I Vappa, un’autentica esplosione di gioia nelle ritmiche e decise sperimentazioni musicali che non li rende il solito gruppo ska-core dei molti che si sentono in giro. Per non parlare della simpatia dei componenti con i quali, dopo la premiazione, siamo rimasti a parlare tutta la notte. Altro gruppo originalissimo sono i Derfeuer Krainer, i quali hanno proposto un copione innovativo: l’impatto scenico e la musica di stampo gotico mi ha ricordato gruppi noti come Elend e Ataraxia, Lacrimosa e Ramstein. Un altro gruppo interessante sono i Diabolico Coupè, che definirei sperimentalmente raffinati nelle musiche, nel cantato, nei suoni. Sono rimasta sinceramenta affascinata: la presenza del violino è un elemento che mi fa impazzire!
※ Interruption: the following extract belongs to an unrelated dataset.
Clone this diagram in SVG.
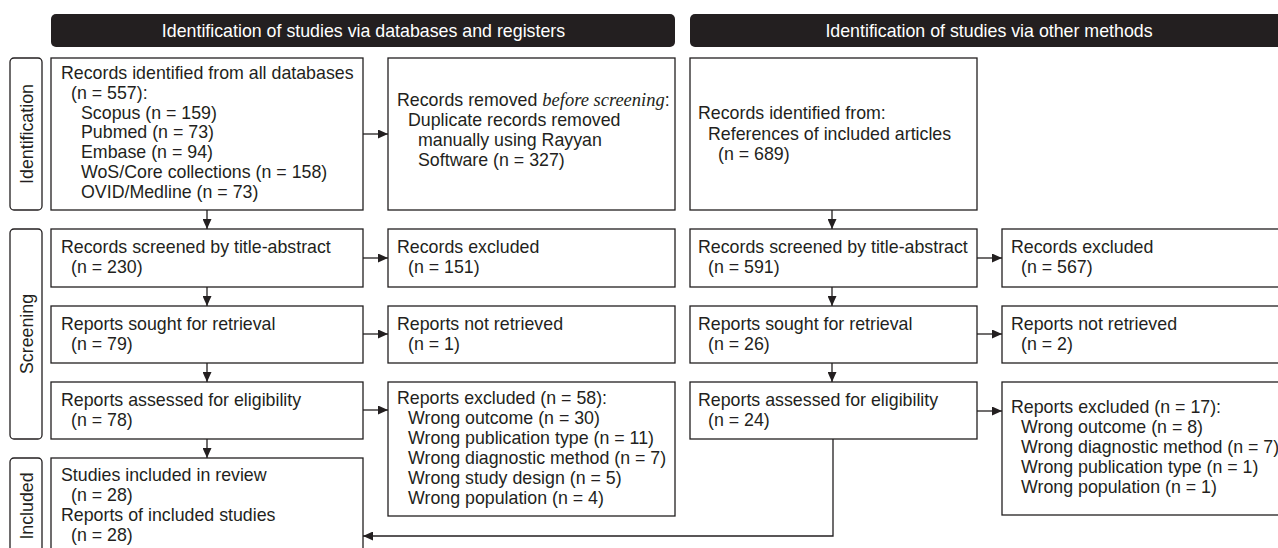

Avete avuto l’occasione di visitare San Benedetto del Tronto?
Purtroppo non abbiamo avuto il tempo materiale di visitare la città. Ci ripromettiamo di farlo prossimamente, anche perché vorremmo assaggiare le specialità tipiche del posto.

Gioia Del Colle offre possibilità ai gruppi emergenti? Ci sono strutture idonee?
No, per niente. Nel nostro paese questo aspetto culturale non è affatto valorizzato: al più si concepisce il gruppo popolare, ma nulla di quanto realizziamo. In passato le manifestazioni di musica giovanile sono state frequenti, ma con il tempo e senza il sostegno del Comune e della cittadinanza, sono diventate sempre più rare fino a scomparire. A Gioia Del Colle c’è l’abitudine di riempirsi la bocca dell’orgoglio artistico e musicale del passato, si parla sempre di una banda che ha girato il mondo a proprie spese e delle conquiste di gente che non ha mai ricevuto aiuto da nessuno. Si parla sempre di cose già fatte, ed è proprio questo tipo di mentalità ad impedire uno sviluppo in tal senso. Per fortuna abbiamo il teatro Kismet che, negli ultimi tempi, sta dando a molti giovani la possibilità di manifestare il proprio spirito creativo e artistico attraverso forme d’arte teatrali, musicali e visive. Purtroppo, però, resta decisamente una realtà a se stante.

Progetti futuri?
Un nuovo cd, un video insolito, altri concerti. Poi mi piacerebbe realizzare un cortometraggio la cui colonna sonora sia composta da pezzi nostri e di gruppi emergenti: sarebbe un’esperienza fantastica da un punto di vista collaborativo, creativo e – perché no? – pubblicitario. In questo modo permetteremmo non solo a noi, ma anche ad altri giovani volenterosi in campo artistico, di creare un’opera completa ed utilizzabile per la promozione e la conoscenza su più fronti culturali.

Un desiderio da realizzare.
Una sala di incisione per Cesare e Nicola. Per me tanti soldi da poter investire in un progetto di recupero culturale e naturale che garantisca molta occupazione dalle nostre parti e nelle aree più disagiate del pianeta. Sarebbe tutto più bello, no?